*INFORMATION PROVIDED*.
——————————

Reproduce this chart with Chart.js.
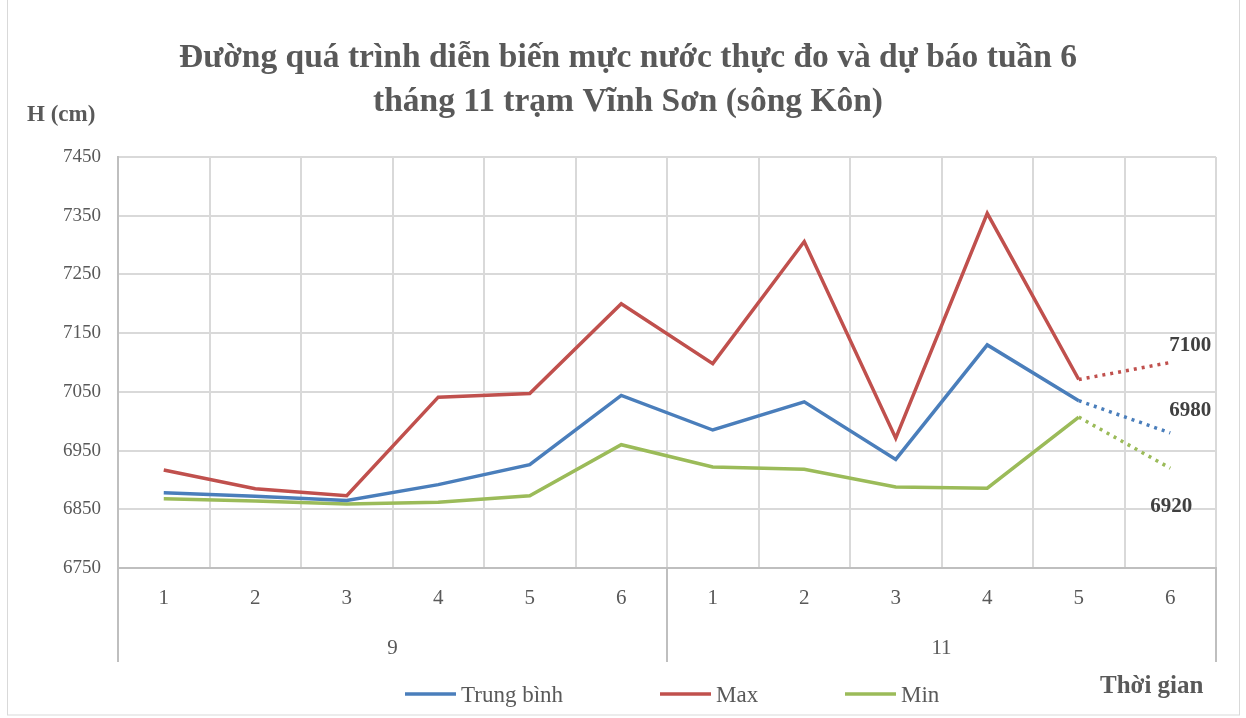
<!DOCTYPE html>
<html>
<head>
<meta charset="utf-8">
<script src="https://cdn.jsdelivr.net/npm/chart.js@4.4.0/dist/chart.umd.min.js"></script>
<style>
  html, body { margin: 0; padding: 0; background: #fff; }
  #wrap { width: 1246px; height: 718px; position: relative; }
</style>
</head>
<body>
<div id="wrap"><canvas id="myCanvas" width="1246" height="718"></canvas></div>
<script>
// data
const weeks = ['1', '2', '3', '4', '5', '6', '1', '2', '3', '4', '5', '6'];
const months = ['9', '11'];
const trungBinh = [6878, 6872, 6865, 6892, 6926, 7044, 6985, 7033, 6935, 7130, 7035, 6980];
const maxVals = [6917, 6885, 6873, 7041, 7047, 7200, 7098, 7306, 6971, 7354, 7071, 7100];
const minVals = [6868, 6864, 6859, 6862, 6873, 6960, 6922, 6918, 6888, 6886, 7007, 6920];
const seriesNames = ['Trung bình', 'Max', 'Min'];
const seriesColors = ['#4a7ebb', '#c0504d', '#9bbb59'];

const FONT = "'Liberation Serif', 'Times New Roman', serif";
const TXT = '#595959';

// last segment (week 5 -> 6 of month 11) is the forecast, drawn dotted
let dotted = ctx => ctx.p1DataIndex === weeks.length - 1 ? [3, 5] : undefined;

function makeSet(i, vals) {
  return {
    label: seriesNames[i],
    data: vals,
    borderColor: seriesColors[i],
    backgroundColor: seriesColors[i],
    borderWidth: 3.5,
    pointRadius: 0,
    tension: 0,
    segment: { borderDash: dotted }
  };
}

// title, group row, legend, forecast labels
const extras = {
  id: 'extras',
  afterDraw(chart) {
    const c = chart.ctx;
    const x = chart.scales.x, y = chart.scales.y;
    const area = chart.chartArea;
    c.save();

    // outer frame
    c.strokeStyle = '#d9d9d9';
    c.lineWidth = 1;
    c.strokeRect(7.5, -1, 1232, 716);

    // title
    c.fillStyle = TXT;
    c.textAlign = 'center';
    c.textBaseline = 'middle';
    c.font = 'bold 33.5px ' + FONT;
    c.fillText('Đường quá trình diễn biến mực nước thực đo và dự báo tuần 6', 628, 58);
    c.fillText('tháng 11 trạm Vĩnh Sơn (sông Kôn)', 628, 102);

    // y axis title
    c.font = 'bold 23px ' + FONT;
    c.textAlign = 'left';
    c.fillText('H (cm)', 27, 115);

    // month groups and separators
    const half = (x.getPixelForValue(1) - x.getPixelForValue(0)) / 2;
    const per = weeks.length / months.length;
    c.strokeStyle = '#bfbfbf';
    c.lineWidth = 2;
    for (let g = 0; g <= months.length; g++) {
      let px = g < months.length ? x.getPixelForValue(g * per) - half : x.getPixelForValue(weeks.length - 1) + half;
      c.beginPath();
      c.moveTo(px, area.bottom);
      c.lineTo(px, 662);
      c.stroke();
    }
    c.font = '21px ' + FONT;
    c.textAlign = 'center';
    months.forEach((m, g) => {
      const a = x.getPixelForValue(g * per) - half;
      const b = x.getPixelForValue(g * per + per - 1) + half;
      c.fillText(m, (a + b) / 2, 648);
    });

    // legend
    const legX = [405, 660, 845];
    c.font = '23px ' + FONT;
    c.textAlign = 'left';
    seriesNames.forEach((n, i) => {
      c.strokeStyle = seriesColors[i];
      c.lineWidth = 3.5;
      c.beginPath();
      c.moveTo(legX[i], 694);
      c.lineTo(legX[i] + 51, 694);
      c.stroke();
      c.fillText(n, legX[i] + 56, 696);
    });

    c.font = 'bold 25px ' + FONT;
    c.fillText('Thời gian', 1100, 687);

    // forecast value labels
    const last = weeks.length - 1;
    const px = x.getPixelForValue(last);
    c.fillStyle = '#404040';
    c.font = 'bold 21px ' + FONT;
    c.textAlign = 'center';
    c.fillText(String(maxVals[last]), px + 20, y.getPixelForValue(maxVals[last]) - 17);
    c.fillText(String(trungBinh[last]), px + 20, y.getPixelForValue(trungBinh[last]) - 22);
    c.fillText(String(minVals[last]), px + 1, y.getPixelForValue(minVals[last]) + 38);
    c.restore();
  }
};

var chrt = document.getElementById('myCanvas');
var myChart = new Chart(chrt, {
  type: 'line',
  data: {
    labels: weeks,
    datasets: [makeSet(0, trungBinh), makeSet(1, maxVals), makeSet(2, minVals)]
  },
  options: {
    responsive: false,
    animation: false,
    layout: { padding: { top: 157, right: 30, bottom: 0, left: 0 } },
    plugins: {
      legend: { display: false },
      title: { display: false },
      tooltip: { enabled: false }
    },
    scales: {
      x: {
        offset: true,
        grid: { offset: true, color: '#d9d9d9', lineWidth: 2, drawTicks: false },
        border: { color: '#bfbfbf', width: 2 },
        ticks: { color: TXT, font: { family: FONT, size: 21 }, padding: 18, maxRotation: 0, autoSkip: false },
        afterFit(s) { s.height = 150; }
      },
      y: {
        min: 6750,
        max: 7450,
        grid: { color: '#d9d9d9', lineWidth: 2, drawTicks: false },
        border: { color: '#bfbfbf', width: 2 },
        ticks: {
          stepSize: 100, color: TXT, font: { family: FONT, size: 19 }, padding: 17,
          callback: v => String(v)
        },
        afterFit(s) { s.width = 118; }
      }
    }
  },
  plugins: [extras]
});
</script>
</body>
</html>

——————————

Please restate the material above line by line, exactly, beginning at its first line and ending with the line that contains "c.strokeRect(7.5, -1, 1232, 716);", without any pictures.

Reproduce this chart with Chart.js.
<!DOCTYPE html>
<html>
<head>
<meta charset="utf-8">
<script src="https://cdn.jsdelivr.net/npm/chart.js@4.4.0/dist/chart.umd.min.js"></script>
<style>
  html, body { margin: 0; padding: 0; background: #fff; }
  #wrap { width: 1246px; height: 718px; position: relative; }
</style>
</head>
<body>
<div id="wrap"><canvas id="myCanvas" width="1246" height="718"></canvas></div>
<script>
// data
const weeks = ['1', '2', '3', '4', '5', '6', '1', '2', '3', '4', '5', '6'];
const months = ['9', '11'];
const trungBinh = [6878, 6872, 6865, 6892, 6926, 7044, 6985, 7033, 6935, 7130, 7035, 6980];
const maxVals = [6917, 6885, 6873, 7041, 7047, 7200, 7098, 7306, 6971, 7354, 7071, 7100];
const minVals = [6868, 6864, 6859, 6862, 6873, 6960, 6922, 6918, 6888, 6886, 7007, 6920];
const seriesNames = ['Trung bình', 'Max', 'Min'];
const seriesColors = ['#4a7ebb', '#c0504d', '#9bbb59'];

const FONT = "'Liberation Serif', 'Times New Roman', serif";
const TXT = '#595959';

// last segment (week 5 -> 6 of month 11) is the forecast, drawn dotted
let dotted = ctx => ctx.p1DataIndex === weeks.length - 1 ? [3, 5] : undefined;

function makeSet(i, vals) {
  return {
    label: seriesNames[i],
    data: vals,
    borderColor: seriesColors[i],
    backgroundColor: seriesColors[i],
    borderWidth: 3.5,
    pointRadius: 0,
    tension: 0,
    segment: { borderDash: dotted }
  };
}

// title, group row, legend, forecast labels
const extras = {
  id: 'extras',
  afterDraw(chart) {
    const c = chart.ctx;
    const x = chart.scales.x, y = chart.scales.y;
    const area = chart.chartArea;
    c.save();

    // outer frame
    c.strokeStyle = '#d9d9d9';
    c.lineWidth = 1;
    c.strokeRect(7.5, -1, 1232, 716);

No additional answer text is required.